The lines to be extracted run from the start of the listing through the line containing "Módulo de Cotización</text>"; copy them exactly and nothing else.
= = = = =
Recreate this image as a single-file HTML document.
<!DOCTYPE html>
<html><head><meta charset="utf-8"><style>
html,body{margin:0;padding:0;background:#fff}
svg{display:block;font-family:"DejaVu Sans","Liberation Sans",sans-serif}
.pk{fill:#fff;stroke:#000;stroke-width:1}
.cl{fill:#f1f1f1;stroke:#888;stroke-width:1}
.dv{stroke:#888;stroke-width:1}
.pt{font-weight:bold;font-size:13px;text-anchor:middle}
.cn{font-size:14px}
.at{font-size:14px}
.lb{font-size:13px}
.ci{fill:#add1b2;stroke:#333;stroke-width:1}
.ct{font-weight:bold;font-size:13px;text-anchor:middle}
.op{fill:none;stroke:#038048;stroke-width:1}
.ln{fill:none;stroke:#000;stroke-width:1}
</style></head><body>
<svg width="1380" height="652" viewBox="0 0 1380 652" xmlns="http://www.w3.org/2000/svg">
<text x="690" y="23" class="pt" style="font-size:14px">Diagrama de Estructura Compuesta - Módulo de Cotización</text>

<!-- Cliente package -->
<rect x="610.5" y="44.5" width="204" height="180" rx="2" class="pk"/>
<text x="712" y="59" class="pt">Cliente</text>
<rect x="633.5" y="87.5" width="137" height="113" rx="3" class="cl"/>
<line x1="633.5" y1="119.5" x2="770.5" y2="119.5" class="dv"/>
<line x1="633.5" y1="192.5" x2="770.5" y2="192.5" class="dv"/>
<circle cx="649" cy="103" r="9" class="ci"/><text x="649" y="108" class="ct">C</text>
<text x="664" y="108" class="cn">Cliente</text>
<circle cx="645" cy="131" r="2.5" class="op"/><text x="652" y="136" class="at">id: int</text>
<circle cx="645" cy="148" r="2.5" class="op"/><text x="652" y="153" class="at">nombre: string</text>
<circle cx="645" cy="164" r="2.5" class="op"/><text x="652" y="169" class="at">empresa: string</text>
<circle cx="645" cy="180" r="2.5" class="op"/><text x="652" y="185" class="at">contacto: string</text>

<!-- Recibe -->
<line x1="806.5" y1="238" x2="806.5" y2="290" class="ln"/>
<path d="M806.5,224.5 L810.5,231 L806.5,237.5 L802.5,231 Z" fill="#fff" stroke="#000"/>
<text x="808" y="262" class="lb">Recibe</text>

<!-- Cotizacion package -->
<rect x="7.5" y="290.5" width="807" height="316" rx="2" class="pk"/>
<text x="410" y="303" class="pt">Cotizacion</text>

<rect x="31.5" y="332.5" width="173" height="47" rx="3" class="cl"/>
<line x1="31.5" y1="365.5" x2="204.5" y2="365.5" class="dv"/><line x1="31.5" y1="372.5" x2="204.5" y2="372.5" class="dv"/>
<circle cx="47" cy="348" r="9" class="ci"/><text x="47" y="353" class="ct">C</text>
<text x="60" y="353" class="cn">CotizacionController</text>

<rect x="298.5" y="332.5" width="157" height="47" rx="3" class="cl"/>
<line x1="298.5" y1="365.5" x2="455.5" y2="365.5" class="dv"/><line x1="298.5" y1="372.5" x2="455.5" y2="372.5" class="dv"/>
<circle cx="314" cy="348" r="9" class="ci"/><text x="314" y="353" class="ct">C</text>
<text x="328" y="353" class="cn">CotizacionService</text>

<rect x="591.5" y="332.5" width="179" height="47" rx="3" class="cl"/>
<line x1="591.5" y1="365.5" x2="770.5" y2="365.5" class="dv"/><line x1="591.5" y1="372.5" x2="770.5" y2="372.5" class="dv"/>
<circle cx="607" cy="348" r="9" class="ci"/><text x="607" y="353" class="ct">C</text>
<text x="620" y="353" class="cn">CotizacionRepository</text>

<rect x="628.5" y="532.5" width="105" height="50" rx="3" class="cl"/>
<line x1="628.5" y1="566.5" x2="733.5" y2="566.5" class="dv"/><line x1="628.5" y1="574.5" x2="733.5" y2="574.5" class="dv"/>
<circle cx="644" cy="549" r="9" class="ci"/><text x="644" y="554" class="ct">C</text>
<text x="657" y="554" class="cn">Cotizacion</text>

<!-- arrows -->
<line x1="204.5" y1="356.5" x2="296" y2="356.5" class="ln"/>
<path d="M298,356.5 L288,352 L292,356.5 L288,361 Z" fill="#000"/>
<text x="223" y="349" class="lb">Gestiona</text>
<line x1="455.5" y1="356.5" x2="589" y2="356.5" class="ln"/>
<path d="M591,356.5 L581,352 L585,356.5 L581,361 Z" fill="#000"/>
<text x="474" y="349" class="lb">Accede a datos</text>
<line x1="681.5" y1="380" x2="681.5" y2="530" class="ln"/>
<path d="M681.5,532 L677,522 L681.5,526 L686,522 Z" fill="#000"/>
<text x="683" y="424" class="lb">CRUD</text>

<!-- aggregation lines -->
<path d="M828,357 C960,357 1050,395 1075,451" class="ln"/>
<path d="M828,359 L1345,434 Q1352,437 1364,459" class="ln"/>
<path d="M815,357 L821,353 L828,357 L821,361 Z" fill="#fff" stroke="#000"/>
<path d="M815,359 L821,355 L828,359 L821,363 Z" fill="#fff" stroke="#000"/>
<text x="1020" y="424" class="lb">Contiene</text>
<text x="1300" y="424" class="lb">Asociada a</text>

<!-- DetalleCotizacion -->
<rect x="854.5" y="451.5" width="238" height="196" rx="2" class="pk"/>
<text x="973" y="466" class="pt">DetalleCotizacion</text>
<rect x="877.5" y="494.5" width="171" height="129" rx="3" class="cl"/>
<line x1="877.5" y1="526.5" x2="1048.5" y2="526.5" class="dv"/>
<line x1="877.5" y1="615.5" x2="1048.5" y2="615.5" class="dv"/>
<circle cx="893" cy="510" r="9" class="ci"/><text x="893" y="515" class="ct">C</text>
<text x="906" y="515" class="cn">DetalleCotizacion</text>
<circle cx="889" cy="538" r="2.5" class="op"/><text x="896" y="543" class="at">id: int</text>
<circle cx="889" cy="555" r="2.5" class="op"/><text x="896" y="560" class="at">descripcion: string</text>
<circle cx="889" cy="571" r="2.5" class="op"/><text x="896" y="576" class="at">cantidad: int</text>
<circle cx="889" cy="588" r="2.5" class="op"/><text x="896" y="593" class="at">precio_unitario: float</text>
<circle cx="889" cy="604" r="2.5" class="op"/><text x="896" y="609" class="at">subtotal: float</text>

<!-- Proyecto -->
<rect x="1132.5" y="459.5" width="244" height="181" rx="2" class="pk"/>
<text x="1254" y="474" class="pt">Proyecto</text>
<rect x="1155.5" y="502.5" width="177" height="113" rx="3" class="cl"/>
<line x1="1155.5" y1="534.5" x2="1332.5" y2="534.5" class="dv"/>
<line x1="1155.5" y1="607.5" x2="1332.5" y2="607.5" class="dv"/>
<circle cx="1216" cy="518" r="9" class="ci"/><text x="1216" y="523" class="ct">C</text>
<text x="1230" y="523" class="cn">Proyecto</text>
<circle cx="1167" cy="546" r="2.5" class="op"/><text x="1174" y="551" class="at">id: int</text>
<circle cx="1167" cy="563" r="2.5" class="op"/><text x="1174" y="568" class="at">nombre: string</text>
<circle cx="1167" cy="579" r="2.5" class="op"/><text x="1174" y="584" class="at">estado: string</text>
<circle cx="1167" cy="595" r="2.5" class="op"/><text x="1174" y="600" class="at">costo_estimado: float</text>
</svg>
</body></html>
= = = = =
• [EXPECTED ANSWER]
Recreate this image as a single-file HTML document.
<!DOCTYPE html>
<html><head><meta charset="utf-8"><style>
html,body{margin:0;padding:0;background:#fff}
svg{display:block;font-family:"DejaVu Sans","Liberation Sans",sans-serif}
.pk{fill:#fff;stroke:#000;stroke-width:1}
.cl{fill:#f1f1f1;stroke:#888;stroke-width:1}
.dv{stroke:#888;stroke-width:1}
.pt{font-weight:bold;font-size:13px;text-anchor:middle}
.cn{font-size:14px}
.at{font-size:14px}
.lb{font-size:13px}
.ci{fill:#add1b2;stroke:#333;stroke-width:1}
.ct{font-weight:bold;font-size:13px;text-anchor:middle}
.op{fill:none;stroke:#038048;stroke-width:1}
.ln{fill:none;stroke:#000;stroke-width:1}
</style></head><body>
<svg width="1380" height="652" viewBox="0 0 1380 652" xmlns="http://www.w3.org/2000/svg">
<text x="690" y="23" class="pt" style="font-size:14px">Diagrama de Estructura Compuesta - Módulo de Cotización</text>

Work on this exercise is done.